U.S. District Judge Clay D. Land tossed Lemontree Academy's suit against Utica Mutual Insurance Co. and Republic Franklin Insurance Co. Thursday, following a string of Peach State rulings holding that the virus did not cause the policyholder to suffer any "direct physical loss of or damage to" property, a precondition for coverage.
"There is no plausible allegation that the COVID-19 virus seeped into any of the structures and caused any physical damage to them, which then made it unsafe to inhabit the facility," the judge said.
Lemontree alleged "the possible exposure of its facility to the virus caused physical damage" but it could not demonstrate that the coronavirus alone would physically damage or alter any part of its facility, he added.
With the ruling, Judge Land became the sixth judge in Georgia to dismiss an insured's COVID-19 case, according to a database maintained by the University of Pennsylvania Carey Law School.
Lemontree operates daycare programs, summer camps, and pre-K programs in Morgan County, Georgia. The childcare center shut down due to state-mandated closures last March and suffered a substantial revenue loss, according to the suit.
According to court records, the daycare operator has argued that damage caused by COVID-19 on its property is no different from fire or water damage because the pandemic made its property unsafe and unusable.
Judge Land disagreed on Thursday, saying that Lemontree never alleged COVID-19 was ever present on its property, not to mention whether or not the coronavirus can cause direct physical loss or damage to its property.

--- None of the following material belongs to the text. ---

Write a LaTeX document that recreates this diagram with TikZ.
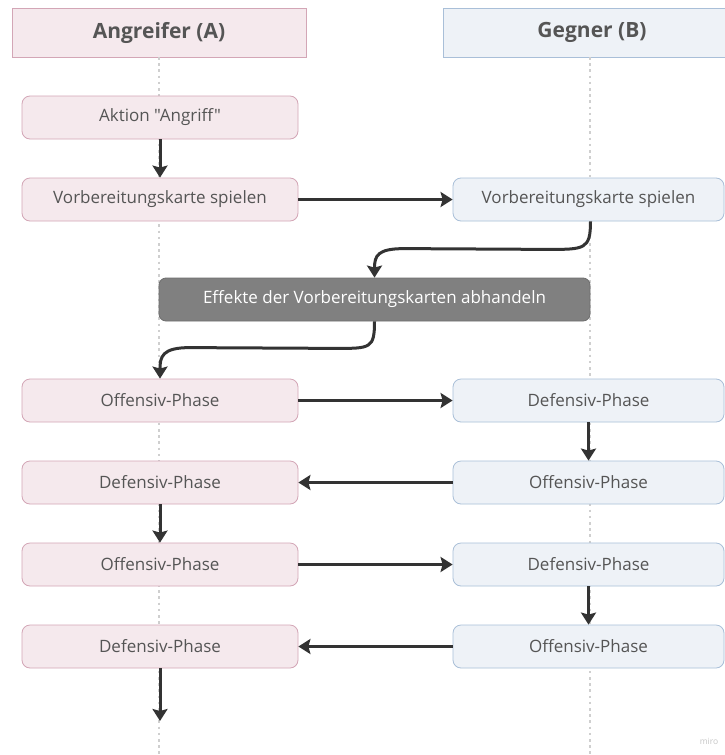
\documentclass[tikz,border=0pt]{standalone}
\usepackage{fontspec}
\setmainfont{Open Sans}[Ligatures=TeXOff]
\usetikzlibrary{arrows.meta,calc}
\definecolor{pinkfill}{HTML}{F5E9ED}
\definecolor{pinkdraw}{HTML}{D3A6B6}
\definecolor{bluefill}{HTML}{EEF2F7}
\definecolor{bluedraw}{HTML}{A9BFD8}
\definecolor{txtc}{HTML}{555555}
\definecolor{arrc}{HTML}{333333}
\definecolor{darkfill}{HTML}{808080}
\definecolor{darkdraw}{HTML}{6E6E6E}
\definecolor{dotc}{HTML}{CFCFCF}
\begin{document}
\begin{tikzpicture}[x=1pt,y=-1pt,
  boxbase/.style={rounded corners=8pt, minimum height=43pt, inner sep=0pt, text=txtc, font=\fontsize{17}{20}\selectfont, line width=0.8pt},
  boxA/.style={boxbase, draw=pinkdraw, fill=pinkfill, minimum width=276pt},
  boxB/.style={boxbase, draw=bluedraw, fill=bluefill, minimum width=271pt},
  headA/.style={draw=pinkdraw, fill=pinkfill, minimum width=294pt, minimum height=49pt, inner sep=0pt, text=txtc, font=\fontsize{21}{24}\selectfont\bfseries, line width=0.8pt},
  headB/.style={draw=bluedraw, fill=bluefill, minimum width=284pt, minimum height=49pt, inner sep=0pt, text=txtc, font=\fontsize{21}{24}\selectfont\bfseries, line width=0.8pt},
  effbox/.style={rounded corners=7pt, draw=darkdraw, fill=darkfill, minimum width=431pt, minimum height=43pt, inner sep=0pt, text=white, font=\fontsize{17}{20}\selectfont, line width=0.8pt},
  conn/.style={draw=arrc, line width=3pt, -{Stealth[length=12pt,width=15pt,inset=2pt]}},
  lifeline/.style={draw=dotc, line width=2.6pt, dash pattern=on 2.6pt off 3.6pt}
]
\fill[white] (0,0) rectangle (725,755);
\useasboundingbox (0,0) rectangle (725,755);

% headers
\node[headA] (hA) at (159,32.5) {Angreifer (A)};
\node[headB] (hB) at (585,32.5) {};
\node[text=txtc, font=\fontsize{21}{24}\selectfont\bfseries] (hBt) at (592,32.5) {Gegner (B)};

% lifelines
\coordinate (lA) at (159,755);
\coordinate (lB) at (590,755);
\draw[lifeline] (159,57) -- (lA);
\draw[lifeline] (590,57) -- (lB);

% boxes
\node[boxA] (a1) at (160,117.5) {Aktion "Angriff"};
\node[boxA] (a2) at (160,199.5) {Vorbereitungskarte spielen};
\node[boxB] (b2) at (588.5,199.5) {Vorbereitungskarte spielen};
\node[effbox] (eff) at (374.5,299.5) {Effekte der Vorbereitungskarten abhandeln};
\node[boxA] (a3) at (160,400.5) {Offensiv-Phase};
\node[boxB] (b3) at (588.5,400.5) {Defensiv-Phase};
\node[boxA] (a4) at (160,482.5) {Defensiv-Phase};
\node[boxB] (b4) at (588.5,482.5) {Offensiv-Phase};
\node[boxA] (a5) at (160,564.5) {Offensiv-Phase};
\node[boxB] (b5) at (588.5,564.5) {Defensiv-Phase};
\node[boxA] (a6) at (160,646.5) {Defensiv-Phase};
\node[boxB] (b6) at (588.5,646.5) {Offensiv-Phase};
\coordinate (aend) at (160,721);

% connectors
\draw[conn] (a1.south) -- (a2.north);
\draw[conn] (a2.east) -- (b2.west);
\draw[conn] ($(b2.south)+(2,0)$) .. controls ($(b2.south)+(2,28)$) and ($(b2.south)+(-4,28)$) .. ($(b2.south)+(-40,28)$)
   -- ($(eff.north)+(30,-29)$) .. controls ($(eff.north)+(3,-29)$) and ($(eff.north)+(0,-22)$) .. (eff.north);
\draw[conn] (eff.south) .. controls ($(eff.south)+(0,27)$) and ($(eff.south)+(-4,27)$) .. ($(eff.south)+(-38,27)$)
   -- ($(a3.north)+(30,-31)$) .. controls ($(a3.north)+(2,-31)$) and ($(a3.north)+(0,-22)$) .. (a3.north);
\draw[conn] (a3.east) -- (b3.west);
\draw[conn] (b3.south) -- (b4.north);
\draw[conn] (b4.west) -- (a4.east);
\draw[conn] (a4.south) -- (a5.north);
\draw[conn] (a5.east) -- (b5.west);
\draw[conn] (b5.south) -- (b6.north);
\draw[conn] (b6.west) -- (a6.east);
\draw[conn] (a6.south) -- (aend);

\node[text=gray!45, font=\fontsize{8.5}{10}\selectfont] (miro) at (709,741) {miro};
\end{tikzpicture}
\end{document}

Under Georgia law, "physical loss or damage" means "an actual change in insured property," the judge said. "Even if Lemontree could eventually prove that COVID-19 was present in its facility, the mere presence of the COVID-19 virus would not constitute the direct physical damage necessary to trigger coverage," he added.
Additionally, the policy's civil authority provision is not triggered because the government closure order "did not physically affect Lemontree's facility in any manner," the judge said. "It may have prevented Lemon Tree from using it, but that is not physical damage as contemplated by the policy."
Courts around the country have issued more than 250 decisions on insurers' motions seeking dismissal or partial summary judgment in over 1500 COVID-19 business interruption coverage suits filed so far. Around 80% of judges sided with insurers and tossed policyholders' suits, according to the UPenn data.
Representatives for the parties could not be immediately reached for comment on Friday.
Lemontree is represented by Harold L. Johnson of The Law Office of Harold L. Johnson LLC.
The insurers are represented by Matthew G. Moffett and Cody Michael McCollum of Gray Rust St. Amand Moffett & Brieske LLP.
The case is Lemontree Academy LLC v. Utica Mutual Insurance Co., case number 3:20-cv-00126, in the U.S. District Court for the Middle District of Georgia.